--- START INFORMATION SUPPLIED ---

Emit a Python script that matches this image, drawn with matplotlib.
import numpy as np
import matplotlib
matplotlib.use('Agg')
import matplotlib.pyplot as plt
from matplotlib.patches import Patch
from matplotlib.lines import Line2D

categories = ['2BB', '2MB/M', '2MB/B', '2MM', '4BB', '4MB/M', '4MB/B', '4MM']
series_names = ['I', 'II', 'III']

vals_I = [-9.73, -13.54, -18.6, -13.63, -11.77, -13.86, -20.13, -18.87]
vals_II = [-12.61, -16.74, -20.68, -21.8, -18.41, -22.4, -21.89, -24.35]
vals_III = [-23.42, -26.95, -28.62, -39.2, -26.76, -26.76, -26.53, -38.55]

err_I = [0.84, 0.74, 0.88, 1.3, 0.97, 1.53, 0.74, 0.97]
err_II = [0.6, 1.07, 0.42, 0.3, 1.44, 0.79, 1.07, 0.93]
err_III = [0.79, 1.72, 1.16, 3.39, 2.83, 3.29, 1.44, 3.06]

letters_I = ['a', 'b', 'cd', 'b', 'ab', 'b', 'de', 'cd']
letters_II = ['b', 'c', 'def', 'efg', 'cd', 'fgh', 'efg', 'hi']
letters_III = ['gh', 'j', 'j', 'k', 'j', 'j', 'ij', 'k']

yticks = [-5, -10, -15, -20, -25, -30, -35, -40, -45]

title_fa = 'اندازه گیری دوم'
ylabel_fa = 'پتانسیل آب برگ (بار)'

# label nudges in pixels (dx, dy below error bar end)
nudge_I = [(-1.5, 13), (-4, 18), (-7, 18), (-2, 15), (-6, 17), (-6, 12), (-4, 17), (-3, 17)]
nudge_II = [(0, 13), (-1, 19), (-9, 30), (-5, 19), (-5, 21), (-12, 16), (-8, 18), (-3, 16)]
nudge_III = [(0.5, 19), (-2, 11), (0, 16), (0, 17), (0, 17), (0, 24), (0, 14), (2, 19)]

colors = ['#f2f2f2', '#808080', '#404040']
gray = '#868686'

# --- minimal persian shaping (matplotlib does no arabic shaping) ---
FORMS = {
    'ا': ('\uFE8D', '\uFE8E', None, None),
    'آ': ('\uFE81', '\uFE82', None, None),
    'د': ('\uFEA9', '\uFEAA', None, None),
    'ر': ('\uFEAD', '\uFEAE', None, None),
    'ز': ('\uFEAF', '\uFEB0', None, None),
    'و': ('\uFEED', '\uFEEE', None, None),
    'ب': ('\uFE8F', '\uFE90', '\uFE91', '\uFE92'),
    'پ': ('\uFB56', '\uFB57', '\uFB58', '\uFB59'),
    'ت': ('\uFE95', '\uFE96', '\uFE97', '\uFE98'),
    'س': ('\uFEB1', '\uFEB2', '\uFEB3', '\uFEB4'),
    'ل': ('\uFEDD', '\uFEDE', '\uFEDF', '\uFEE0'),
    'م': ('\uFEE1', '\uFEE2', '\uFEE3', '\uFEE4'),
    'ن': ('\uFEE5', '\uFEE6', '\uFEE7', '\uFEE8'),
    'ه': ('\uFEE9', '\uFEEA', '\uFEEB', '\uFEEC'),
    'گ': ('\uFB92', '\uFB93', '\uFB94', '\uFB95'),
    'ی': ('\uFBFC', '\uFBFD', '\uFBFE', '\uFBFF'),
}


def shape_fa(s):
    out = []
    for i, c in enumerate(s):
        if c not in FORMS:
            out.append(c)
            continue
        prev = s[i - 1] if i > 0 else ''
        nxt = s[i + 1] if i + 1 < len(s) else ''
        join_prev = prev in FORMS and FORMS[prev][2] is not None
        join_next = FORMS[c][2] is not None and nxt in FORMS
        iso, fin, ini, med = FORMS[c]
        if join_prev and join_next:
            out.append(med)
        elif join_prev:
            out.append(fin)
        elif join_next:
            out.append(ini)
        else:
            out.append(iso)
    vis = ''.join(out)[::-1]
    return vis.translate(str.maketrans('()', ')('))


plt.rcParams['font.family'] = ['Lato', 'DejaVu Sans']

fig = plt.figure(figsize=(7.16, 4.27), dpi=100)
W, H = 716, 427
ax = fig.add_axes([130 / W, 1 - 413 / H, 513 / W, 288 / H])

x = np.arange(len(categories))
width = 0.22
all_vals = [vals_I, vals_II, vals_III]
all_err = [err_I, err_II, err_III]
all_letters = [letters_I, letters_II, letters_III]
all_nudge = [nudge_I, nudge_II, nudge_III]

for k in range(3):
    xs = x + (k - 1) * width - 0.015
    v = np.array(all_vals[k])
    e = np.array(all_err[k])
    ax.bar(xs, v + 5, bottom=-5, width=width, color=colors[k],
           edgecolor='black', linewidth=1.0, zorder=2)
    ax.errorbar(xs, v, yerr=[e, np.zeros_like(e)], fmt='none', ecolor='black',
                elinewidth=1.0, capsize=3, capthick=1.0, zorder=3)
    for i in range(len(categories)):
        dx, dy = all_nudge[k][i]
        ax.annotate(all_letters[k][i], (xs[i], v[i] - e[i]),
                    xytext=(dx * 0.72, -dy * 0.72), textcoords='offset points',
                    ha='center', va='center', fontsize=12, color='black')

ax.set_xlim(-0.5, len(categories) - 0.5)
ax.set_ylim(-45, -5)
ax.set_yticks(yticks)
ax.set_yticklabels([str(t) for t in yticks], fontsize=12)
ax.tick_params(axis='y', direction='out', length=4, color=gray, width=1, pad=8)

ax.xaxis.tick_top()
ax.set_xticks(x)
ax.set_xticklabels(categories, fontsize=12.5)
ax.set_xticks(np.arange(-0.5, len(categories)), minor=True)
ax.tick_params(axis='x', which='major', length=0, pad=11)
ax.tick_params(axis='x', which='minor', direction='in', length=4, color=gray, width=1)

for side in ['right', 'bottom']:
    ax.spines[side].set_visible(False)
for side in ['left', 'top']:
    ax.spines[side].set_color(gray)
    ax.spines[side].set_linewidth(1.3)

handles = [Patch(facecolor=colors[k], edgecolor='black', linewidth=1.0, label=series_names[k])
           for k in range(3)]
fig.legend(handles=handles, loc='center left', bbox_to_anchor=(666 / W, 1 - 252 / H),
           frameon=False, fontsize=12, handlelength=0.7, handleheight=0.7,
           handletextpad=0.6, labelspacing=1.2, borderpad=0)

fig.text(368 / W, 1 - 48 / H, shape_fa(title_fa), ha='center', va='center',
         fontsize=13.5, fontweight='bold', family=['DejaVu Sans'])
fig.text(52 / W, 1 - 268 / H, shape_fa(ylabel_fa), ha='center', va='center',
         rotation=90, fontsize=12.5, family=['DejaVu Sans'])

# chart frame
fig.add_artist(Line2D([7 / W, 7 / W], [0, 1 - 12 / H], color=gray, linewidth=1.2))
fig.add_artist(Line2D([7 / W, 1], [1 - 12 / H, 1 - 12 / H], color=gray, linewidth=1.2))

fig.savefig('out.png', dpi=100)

--- END INFORMATION SUPPLIED ---

WHAT THIS TASK INVOLVES:
Copy all data exactly, start to finish.

WRITTEN SOLUTION:
Emit a Python script that matches this image, drawn with matplotlib.
import numpy as np
import matplotlib
matplotlib.use('Agg')
import matplotlib.pyplot as plt
from matplotlib.patches import Patch
from matplotlib.lines import Line2D

categories = ['2BB', '2MB/M', '2MB/B', '2MM', '4BB', '4MB/M', '4MB/B', '4MM']
series_names = ['I', 'II', 'III']

vals_I = [-9.73, -13.54, -18.6, -13.63, -11.77, -13.86, -20.13, -18.87]
vals_II = [-12.61, -16.74, -20.68, -21.8, -18.41, -22.4, -21.89, -24.35]
vals_III = [-23.42, -26.95, -28.62, -39.2, -26.76, -26.76, -26.53, -38.55]

err_I = [0.84, 0.74, 0.88, 1.3, 0.97, 1.53, 0.74, 0.97]
err_II = [0.6, 1.07, 0.42, 0.3, 1.44, 0.79, 1.07, 0.93]
err_III = [0.79, 1.72, 1.16, 3.39, 2.83, 3.29, 1.44, 3.06]

letters_I = ['a', 'b', 'cd', 'b', 'ab', 'b', 'de', 'cd']
letters_II = ['b', 'c', 'def', 'efg', 'cd', 'fgh', 'efg', 'hi']
letters_III = ['gh', 'j', 'j', 'k', 'j', 'j', 'ij', 'k']

yticks = [-5, -10, -15, -20, -25, -30, -35, -40, -45]

title_fa = 'اندازه گیری دوم'
ylabel_fa = 'پتانسیل آب برگ (بار)'

# label nudges in pixels (dx, dy below error bar end)
nudge_I = [(-1.5, 13), (-4, 18), (-7, 18), (-2, 15), (-6, 17), (-6, 12), (-4, 17), (-3, 17)]
nudge_II = [(0, 13), (-1, 19), (-9, 30), (-5, 19), (-5, 21), (-12, 16), (-8, 18), (-3, 16)]
nudge_III = [(0.5, 19), (-2, 11), (0, 16), (0, 17), (0, 17), (0, 24), (0, 14), (2, 19)]

colors = ['#f2f2f2', '#808080', '#404040']
gray = '#868686'

# --- minimal persian shaping (matplotlib does no arabic shaping) ---
FORMS = {
    'ا': ('\uFE8D', '\uFE8E', None, None),
    'آ': ('\uFE81', '\uFE82', None, None),
    'د': ('\uFEA9', '\uFEAA', None, None),
    'ر': ('\uFEAD', '\uFEAE', None, None),
    'ز': ('\uFEAF', '\uFEB0', None, None),
    'و': ('\uFEED', '\uFEEE', None, None),
    'ب': ('\uFE8F', '\uFE90', '\uFE91', '\uFE92'),
    'پ': ('\uFB56', '\uFB57', '\uFB58', '\uFB59'),
    'ت': ('\uFE95', '\uFE96', '\uFE97', '\uFE98'),
    'س': ('\uFEB1', '\uFEB2', '\uFEB3', '\uFEB4'),
    'ل': ('\uFEDD', '\uFEDE', '\uFEDF', '\uFEE0'),
    'م': ('\uFEE1', '\uFEE2', '\uFEE3', '\uFEE4'),
    'ن': ('\uFEE5', '\uFEE6', '\uFEE7', '\uFEE8'),
    'ه': ('\uFEE9', '\uFEEA', '\uFEEB', '\uFEEC'),
    'گ': ('\uFB92', '\uFB93', '\uFB94', '\uFB95'),
    'ی': ('\uFBFC', '\uFBFD', '\uFBFE', '\uFBFF'),
}


def shape_fa(s):
    out = []
    for i, c in enumerate(s):
        if c not in FORMS:
            out.append(c)
            continue
        prev = s[i - 1] if i > 0 else ''
        nxt = s[i + 1] if i + 1 < len(s) else ''
        join_prev = prev in FORMS and FORMS[prev][2] is not None
        join_next = FORMS[c][2] is not None and nxt in FORMS
        iso, fin, ini, med = FORMS[c]
        if join_prev and join_next:
            out.append(med)
        elif join_prev:
            out.append(fin)
        elif join_next:
            out.append(ini)
        else:
            out.append(iso)
    vis = ''.join(out)[::-1]
    return vis.translate(str.maketrans('()', ')('))


plt.rcParams['font.family'] = ['Lato', 'DejaVu Sans']

fig = plt.figure(figsize=(7.16, 4.27), dpi=100)
W, H = 716, 427
ax = fig.add_axes([130 / W, 1 - 413 / H, 513 / W, 288 / H])

x = np.arange(len(categories))
width = 0.22
all_vals = [vals_I, vals_II, vals_III]
all_err = [err_I, err_II, err_III]
all_letters = [letters_I, letters_II, letters_III]
all_nudge = [nudge_I, nudge_II, nudge_III]

for k in range(3):
    xs = x + (k - 1) * width - 0.015
    v = np.array(all_vals[k])
    e = np.array(all_err[k])
    ax.bar(xs, v + 5, bottom=-5, width=width, color=colors[k],
           edgecolor='black', linewidth=1.0, zorder=2)
    ax.errorbar(xs, v, yerr=[e, np.zeros_like(e)], fmt='none', ecolor='black',
                elinewidth=1.0, capsize=3, capthick=1.0, zorder=3)
    for i in range(len(categories)):
        dx, dy = all_nudge[k][i]
        ax.annotate(all_letters[k][i], (xs[i], v[i] - e[i]),
                    xytext=(dx * 0.72, -dy * 0.72), textcoords='offset points',
                    ha='center', va='center', fontsize=12, color='black')

ax.set_xlim(-0.5, len(categories) - 0.5)
ax.set_ylim(-45, -5)
ax.set_yticks(yticks)
ax.set_yticklabels([str(t) for t in yticks], fontsize=12)
ax.tick_params(axis='y', direction='out', length=4, color=gray, width=1, pad=8)

ax.xaxis.tick_top()
ax.set_xticks(x)
ax.set_xticklabels(categories, fontsize=12.5)
ax.set_xticks(np.arange(-0.5, len(categories)), minor=True)
ax.tick_params(axis='x', which='major', length=0, pad=11)
ax.tick_params(axis='x', which='minor', direction='in', length=4, color=gray, width=1)

for side in ['right', 'bottom']:
    ax.spines[side].set_visible(False)
for side in ['left', 'top']:
    ax.spines[side].set_color(gray)
    ax.spines[side].set_linewidth(1.3)

handles = [Patch(facecolor=colors[k], edgecolor='black', linewidth=1.0, label=series_names[k])
           for k in range(3)]
fig.legend(handles=handles, loc='center left', bbox_to_anchor=(666 / W, 1 - 252 / H),
           frameon=False, fontsize=12, handlelength=0.7, handleheight=0.7,
           handletextpad=0.6, labelspacing=1.2, borderpad=0)

fig.text(368 / W, 1 - 48 / H, shape_fa(title_fa), ha='center', va='center',
         fontsize=13.5, fontweight='bold', family=['DejaVu Sans'])
fig.text(52 / W, 1 - 268 / H, shape_fa(ylabel_fa), ha='center', va='center',
         rotation=90, fontsize=12.5, family=['DejaVu Sans'])

# chart frame
fig.add_artist(Line2D([7 / W, 7 / W], [0, 1 - 12 / H], color=gray, linewidth=1.2))
fig.add_artist(Line2D([7 / W, 1], [1 - 12 / H, 1 - 12 / H], color=gray, linewidth=1.2))

fig.savefig('out.png', dpi=100)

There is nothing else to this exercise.